Ob der Freisinn auch noch darauf hineinfallen will, das ist schließlich seine Sache, und der Magdeburger Parteitag kann daran nichts ändern. Seine Aufgabe ist nicht, sich zu der Politik zu bekehren, die den Liberalismus seit sechzig Jahren von einer Niederlage zur anderen geführt hat, sondern aufs neue die Grundsätze zu bekräftigen, die die Geschichte der deutschen Arbeiterbewegung so reich an Ehren und Siegen gemacht haben wie die Geschichte keiner anderen kämpfenden Klasse. Die Partei kann trotzdem irren, mag manchmal geirrt haben und mag auch wieder irren, aber was nicht in ihren Sternen geschrieben steht, ist das tragikomische Schicksal, von den ewig Geprellten des Junkertums sich prellen zu lassen.
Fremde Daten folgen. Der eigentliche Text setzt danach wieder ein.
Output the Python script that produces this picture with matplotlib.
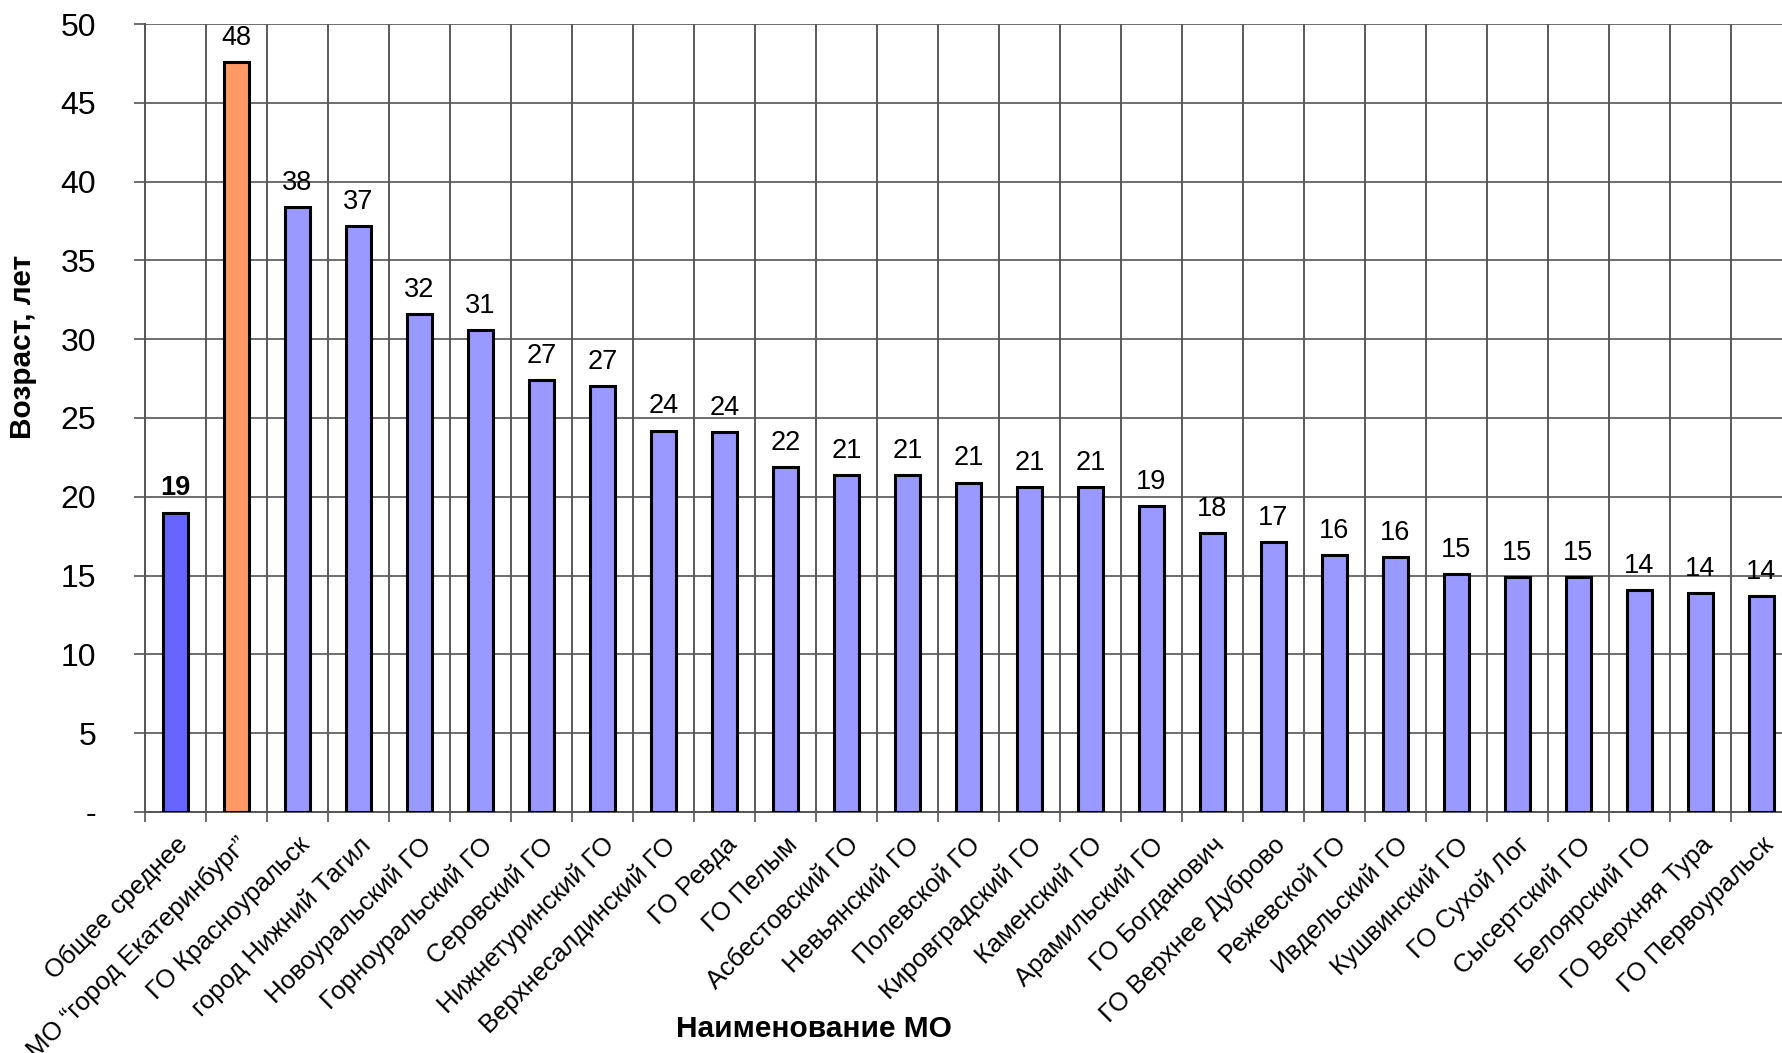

Das ist für immer ausgeschlossen, und wenn der Teufel ein Bündnis von ihr haben will, so muss er ein für allemal darauf verzichten, sie am Narrenseile zu leiten. Soviel kann der Freisinn aus den Verhandlungen in Magdeburg lernen, und insofern mögen diese Verhandlungen für sein Schicksal bei den nächsten Reichstagswahlen entscheidend sein. Auf alle sonstigen Gelüste aber mag er nur verzichten und sich mit dem Troste bescheiden, dass die Magdeburger Mehrheit ihre Freude daran haben wird, wenn die Lektion endlich einmal bei ihm anschlägt.